Воз под пятки подбивает. Хорошо, задники у лаптей высокие. Не лапти это были, а бахилы. Синец сплёл их специально для похода [24] .
24
Колодка для бахил, сдвоенная, разборная,
В бахилах шёл Синец по льду реки.
По берегам через сетку прутьев насквозь далеко видать. Внизу, подо льдом, как на ладони – донные коряги на песчаных дюнках.
Вверху – зыбкая бледная голубизна утренней морозной выси.
По тонкому прозрачному льду шёл человек будто по воздуху, если представить, что лето вокруг и лёд растаял.
Не шёл – летел, подбегая и подкатываясь. Сани опережали. Кто кого тащил – не понять.

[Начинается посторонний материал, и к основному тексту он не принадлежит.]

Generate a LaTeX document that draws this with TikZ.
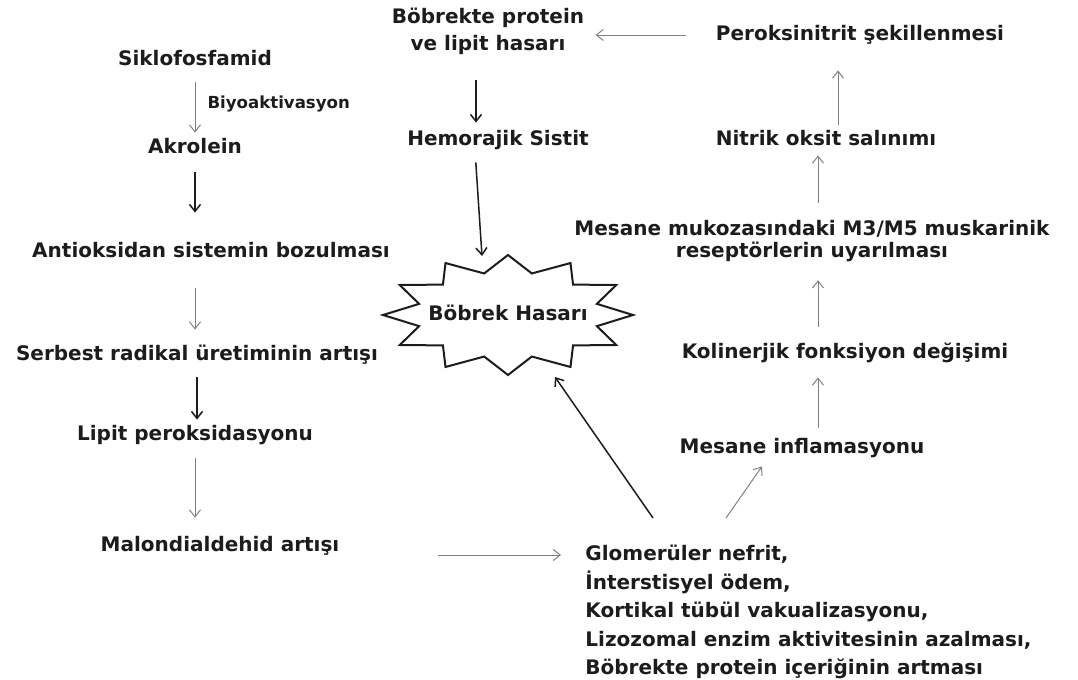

Голова Синца обёрнута заячьей шкурой. На плечах клокастый заячий тулупчик, грубо сшитый жилами тех же зверьков.
Портки подвязаны гашником.
Ну, и новенькие берестяные бахилы на ногах…
Торжище у угорцев выпадало на праздник бога Ен, на первые морозы, когда вода становится твёрдой, как земля.
Бог Ен, создавая всё сущее, послал младшего брата Омоля на дно Мирового океана.
Нырнул Омоль первый раз, вынес из глуби горсть земли. Из неё были созданы почва и леса.
Нырнул ещё. Из этой жмени Ен слепил животных и человека, остовы тел предварительно сплетя из тальника.
Третий раз нырять запретил. Но Омоль не послушался, ушёл под воду, чтобы сотворить всякий гнус.
Тогда-то Ен и покрыл воду льдом, запер Омоля в нижнем царстве.
Наступили на Земле долгие холода. Человек не выдержал, запросил у Ена тепла.
Ен услышал мольбы, растопил лёд. Но, улетая на небо, в верхнее царство у Полярной звезды, оттолкнулся посохом о землю так сильно, что пробил отверстие, откуда вырвались комары и болезни…
Матёрая ракита высилась посреди низины в слиянии Пуи и Суланды. Вокруг ракиты были наскоро выстроены шалаши для обогрева и ночлега.
Открытые костры во множестве горели на месте торжища. Между ними толклись люди в грубых меховых одеждах в виде курток – оседлые угорцы – и в длиннополых малицах – владельцы оленьих стад, те, кому бог Ен дал не менее трёх сыновей для пастушьего дела, чтобы весной откочевывать на Север, в тундру.
Слышался говор, крики.
– Болдог унепекет Ен! Онек а вамот тиз пас. А харом дар вёркер ез чеже [25] .
25
Поздравляю с праздником Ен! Это стоит десять пас. За три куска кожи прошу этот горшок.